The large-scale works ostensibly explored trans-Atlantic cultural hybridity and African diasporic identity. The repeated motif of Guyana on a map strengthened the autobiographical element, which encouraged new readings of his work.
Although Bowling was working in the USA during and after the crescendo of the Civil Rights Movement, he was reticent about joining the discussions and movements of politically motivated black artists. However, for years his work has been interpreted through the prism of postcolonialism, black oppression or seen as an investigation of sovereignty and state borders. As a transnational artist, the 'map paintings' arguably reflected Bowling's sense of displaced yet fluid identity between many cultures and geographical locations.
The 'Poured Paintings'
In the early 1970s, Bowling debuted his visually seductive and spontaneous 'poured paintings', works that rapidly propelled his fame and signalled a dramatic stylistic shift in his practice.
Ziff (1974) is monumental in size and presents a kaleidoscopic colourful explosion of violet, mauve and bright orange. Like some of his earlier works, the title pays tribute to Newman's 1940s 'zip paintings'. Conceptual in method, Bowling's 'poured paintings' introduced an element of chance. He poured, dripped and splattered paint directly and haphazardly onto an angled canvas, allowing the liquid to bleed and free-fall to the bottom.
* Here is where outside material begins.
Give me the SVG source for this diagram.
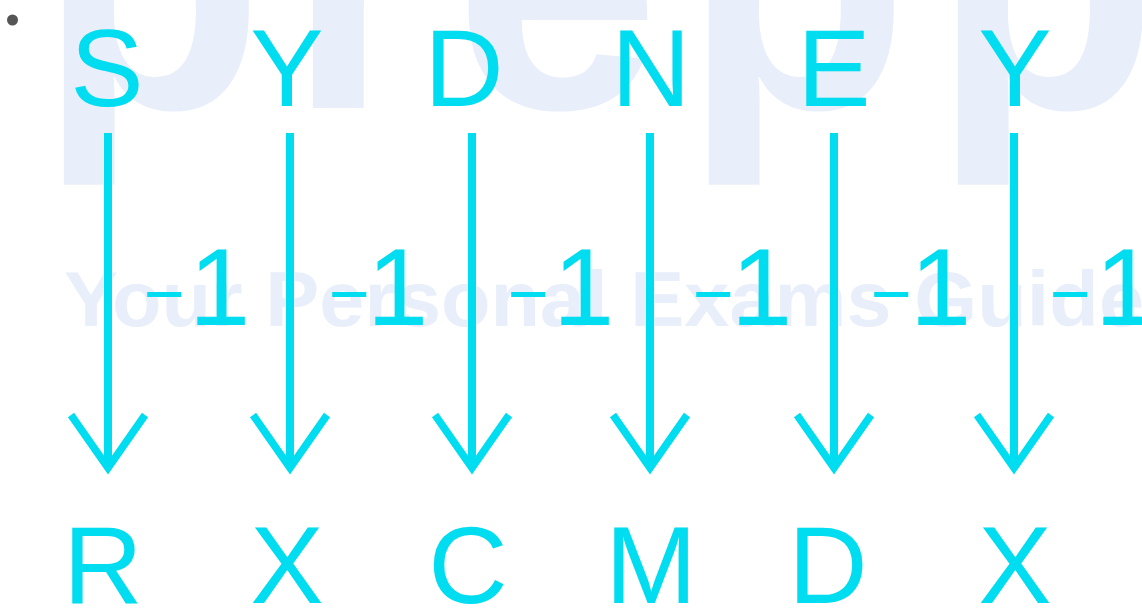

In the 1970s, Bowling returned to London to be closer to his family. The following decade he created his monumental 'Great Thames' series, created in a studio by the Docklands. By including dregs and debris from the river in Great Thames IV (1988), the tactile work collapses present and past – at once referencing modern-day London, while referring back to the murky yet sublimely, vibrant colour palettes of J. M. W Turner – an artist Bowling revered as a young man when walking through the rooms at The National Gallery.
An ambitious overview of a life's work, Tate Britain's exhibition serves to rectify a history of discrimination against Bowling's spectacular artistic evolution. His long career, characterised by a journey that swings backwards and forwards across the Atlantic – between London and New York – has consistently evoked his memories of Guyana. Yet to this day, he resists framings of his work that focus on his personal story, heritage or race. Instead, he maintains that his works are open-ended, and should be analysed first for their formal characteristics.
On the other hand, Bowling has undeniably shattered barriers for black artists. He is celebrated for being the first black artist to be elected a Royal Academician, in 2005, two centuries after the institution's foundation. Let's hope that Bowling's long-overdue recognition by the establishment is a sign that things are changing in the art world for artists of colour.